Things started promisingly with the acquisition of physics technology specialist AGEIA and the retaking of the overall performance crown with the launch of the GeForce 9800 GX2 but, like NVIDIA's share price, things went pretty much downhill from there.

The pressure first started to show when NVIDIA CEO Jen-Hsun Huang had a bit of a rant at Intel, prompted by Intel's ambition to become a major player in NVIDIA's barrio - discrete graphics - through its Larrabee project.

Still, we had our first look at NVIDIA's next generation of notebook IGPs (integrated graphics processors)at Computex in June when Rene Haas - NVIDIA's GM of notebook GPUs, who we'll hear more from later - introduced us to the planned launches, which we expected to see by August.

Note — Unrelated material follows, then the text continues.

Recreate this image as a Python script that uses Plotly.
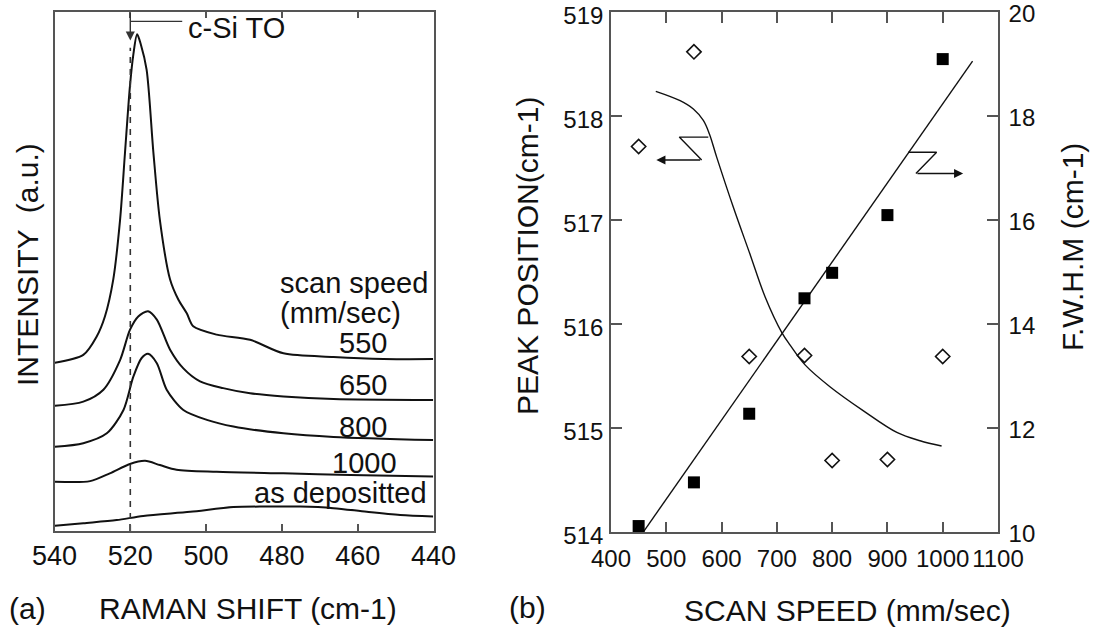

Furthermore we had the launch of NVIDIA's next generation of discrete graphics - the GeForce GTX 280 - which retook the single GPU performance crown. Still, if you look at the review published on HEXUS.net at the time you'll see that our praise was not exactly unreserved - a sign of things to come.

NVIDIA was forced into a series of impromptu and expensive price cuts

AMD had served notice that it was starting to get its graphics act together with the launch of the 780G IGP back in March, but AMD really stuck the knife into NVIDIA when it launched its new generation of discrete graphics - the Radeon HD 4800 series.

AMD's graphics strategy is to offer superior performance at every price point to NVIDIA and the new GPU offered such a price/performance advantage over NVIDIA's new GPU that NVIDIA was forced into a series of impromptu and expensive price cuts. Before long AMD took back the outright performance crown too.